As with most of their releases, Android’s interface has undergone some changes. Called the Material Design UI, it’s the logical evolution of what we got for Jellybean. It’s more streamlined, flatter, more colorful and multi-layered. Aside from that, there a lot of pleasing visual cues, such as seamless transition animations between apps, and an elevated, 3-D-like property on your screen (for example, icons seemingly hovering over the screen, etc). This new design will also trickle over other Google apps, such as Chrome, etc.

But a pleasing facelift isn’t the only thing to get excited about. Starting with Android ICS, every new version has a “project” feature. In the aforementioned ICS, it was Project Butter. For Jellybean, it was Project Svelte. For L, it’s Project Volta. As the name implies, it’s all about the battery, baby! And it’s not just a glorified battery saver (although that feature promises to be slick). There’s a new battery historian feature that will be able to measure the impact of specific activities on a device’s battery life, a boon for developers to be able to create more efficient versions of their apps. Couple that with the new job scheduler feature that will allow devs to optimize power consumption in apps as well as schedule battery-intensive tasks like downloading updates, etc. Intensive games will benefit greatly on this.

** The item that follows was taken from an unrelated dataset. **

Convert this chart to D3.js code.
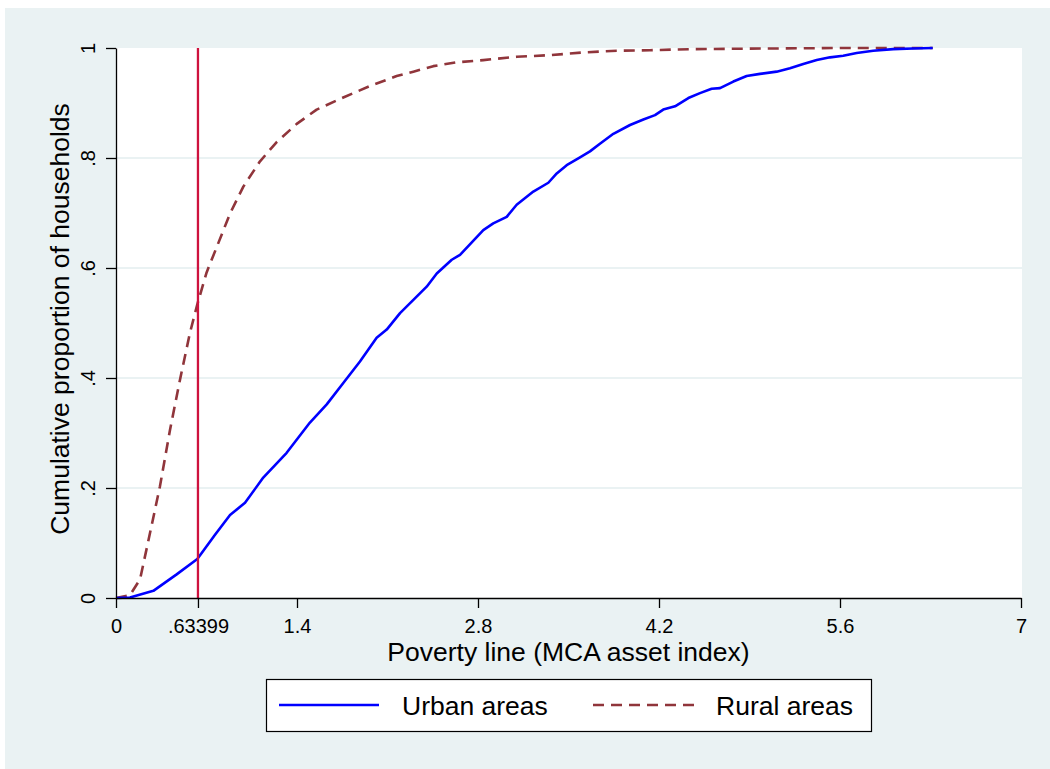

If you’re a security nut, fret not, as the new security features will most surely delight you, such as Personal Unlocking which, among other things, allows you to set a specific location in which the phone knows it’s safe to unlock without a PIN or other lock screen security; and the Factory Reset Projection, a.k.a. the “killswitch”. There’s also Android at Work, which is (just the gist of it) Google’s version of Samsung’s Knox. We get some new notifications, too, via the lockscreen and heads-up notifications.

The biggest change, however, is that this time, Android will be using ART (Android runtime) exclusively, replacing the old, aging compiler Dalvik. This may not mean much to most people, but the effects are staggering. For one, it means that Android will no longer natively care what platform it’s running (f.e., whether ARM or Intel, or whatever), it’ll run your apps on any of them. That significantly reduces compatibility issues, and running faster is just an icing on the cake. This change ties into what is for me the BIGGEST draw of Android L…

…It’s meant to run across different devices, not just on you phone/tablet! Yes, folks, Android L will be meant to reside on your watch, your Glass, your TV, and heck, even on your CAR!!! Think about it, with a unified code base across a myriad of devices, a lot of developers can create apps that will work seamlessly across different devices.

For those lucky enough to own Nexus devices, particularly the Nexus 5 and Nexus 7, Google’s giving you your candy as early as tomorrow (as of this writing June 26) as they will be releasing the preview system images at that time. Of course, take note that these are unstable versions, so be careful. However, I think most enthusiasts won’t care. I know I won’t.